Thursday, October 7, 2010

All Aboard!

For those that don't know, we homeschool. My oldest son, Kai, has been an insatiable learner from the beginning. By the time he was 2 I had to find some way to keep him challeged as he was already far past most of the "baby/toddler" development toys/books/etc. He just cannot get enough and asks a million questions about every little detail of every little thing. So I began using a preschool curriculum with him very early on. He LOVED it. He wanted to do it every single day and was learning like crazy. I'm thankful that he loves learning, but it has presented me with a whole set of challenges that I wasn't planning on when I signed up for this mommyhood thing. By May of this year I realized that he had outgrown his preschool curriculum. There was nothing new in it for him anymore. So I tried a few workbooks and things at a Kindergarten level and found that he did most of them no problem. In fact, when we were trying to find curriculum for him we gave him a math placement test and found that he tested at a 1st grade level.
I had no idea what I was going to do with him. Sure, it was great that he was working at a 1st grade level, but....he's 3. He couldn't even start Kindergarten at a school for two more years. So I either had to ignore his pleading for more, or I was going to have to homeschool him. (This was our initial draw to homeschooling. Since beginning, I have found so very many things that I love about it)
We went with Sonlight Kindergarten Cirriculum and I must say, we love it. It is a literature based curriculum and he looooves books. Kaytie, my 2 year old, also loves reading the books with us. The books are excellent and the teacher's guide gives excellent thought provoking questions and ideas to help him learn. However, I have found that he tends to latch on to one specific thing (i.e. sea animals, horses, dinosaurs) and becomes obsessed with that one thing. It's hard to get him as excited about other things (except math, he could work math problems all day and not get tired), he is, after all, 3 years old.
His current obsession (long standing obsession, I might add) is trains. He cannot get enough trains. And so, I decided we would do a unit study on trains. I found I could teach him nearly everything I was going to anyway, including using the curriculum (not lesson plan, but texts,etc.) we had already purchased, and wrap it all around the idea of trains. There are of course technical terms for all of this, but who wants to be technical? :)
Below is a list of things we have done or will be doing in our quest to learn about trains. So for those of you mommas with little ones who love trains, here are a few ideas. Please keep in mind though, that even though he's 3, this is not preschool level. Use the ideas that work for you, tweak them how you like, throw out what won't work. Only you know your little one.

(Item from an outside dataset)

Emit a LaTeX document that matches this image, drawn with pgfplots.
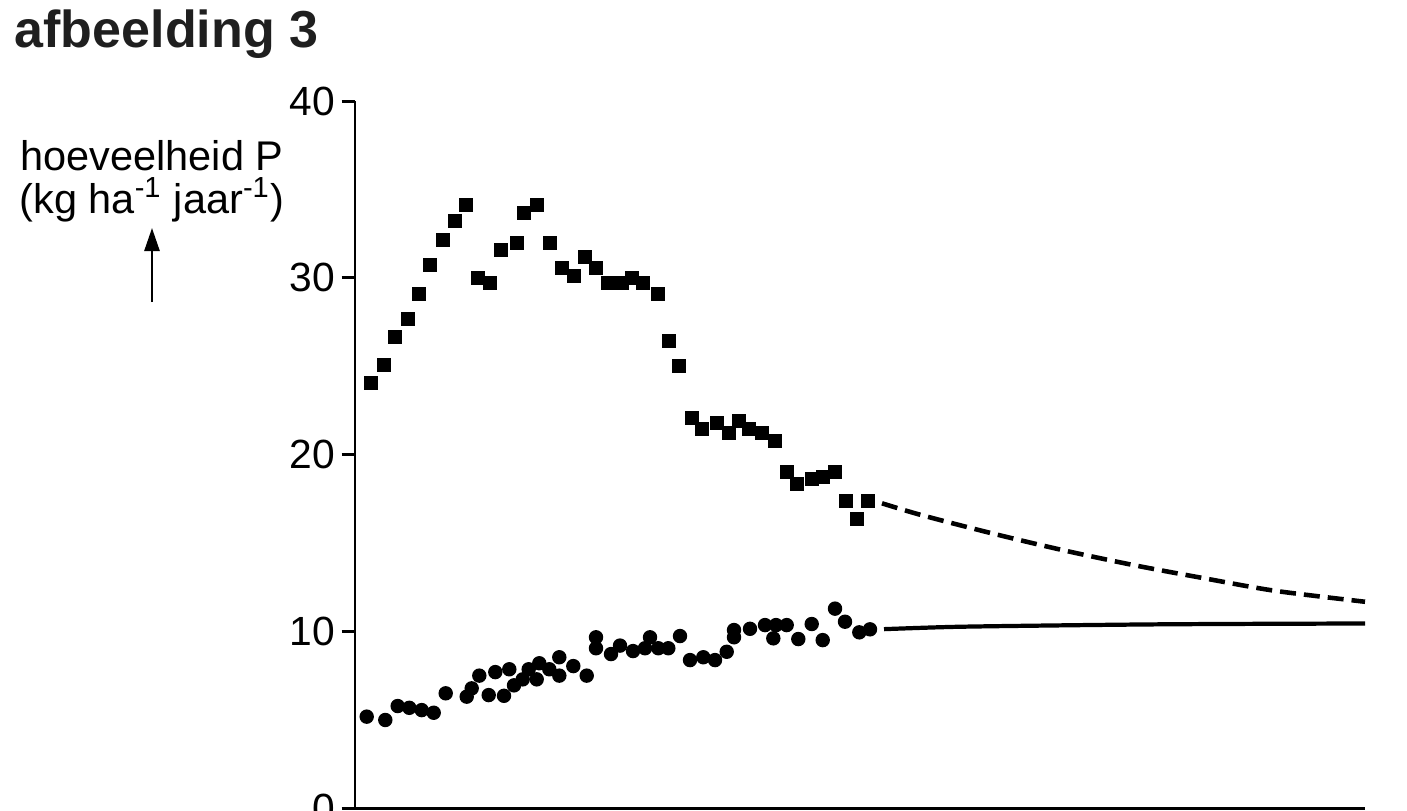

Train math (counting cars, counting items in cars, number recognition- numbers written on engines) adding/subtracting cars, using ordinal numbers (ie, engine: first, car: second, caboose: third), using money to "purchase" train tickets on a train we make out of boxes and decorate (art/imagination), keeping track of how much money we spend running our train, how much money we make from our "passengers" or "cargo" and whether we lost or made money, using shapes to make pictures of trains, finding "missing" cars in a line of numbered cars, learning about distances and speed, reading Sir Isaac Newton and the Laws of Motion (from his curriculum), studying how steam works, studying solids/liquids/gasses, studying energy (potential/kinetic), forces (direct, distant), machines, heat (movement, expansion, measurement), friction, magnets (maglev trains), sound (train whistle), electricity, how trains work (parts of the train, types of trains, statistics on trains), the history of trains, read about trains in Living Long Ago (from his curriculum), study the American Westward Expansion, Victorian times, how trains were used in war, how trains are used now, how trains have been used for good (carrying people and supplies to help others, etc), how trains have been used for bad (movement of prisoners by Hitler, etc), how we are responsible to use the things we have for good or bad, how God feels about these things, locations of railroads, learning about geography by "destinations" on our train, seeing a steam engine in real life, visiting the caboose downtown, visiting the transportation museum, reading The Boxcar Children (from his curriculum), reading/watching The Polar Express, reading/watching Thomas the Tank Engine, studying character qualities from these books/movies, learning reading using a "phonics train" (ie. in the word CAT "C" is the engine, "A" is the car, "T" is the caboose), and much, much more.



We are loving learning about trains! Hopefully you can have some choo choo fun too!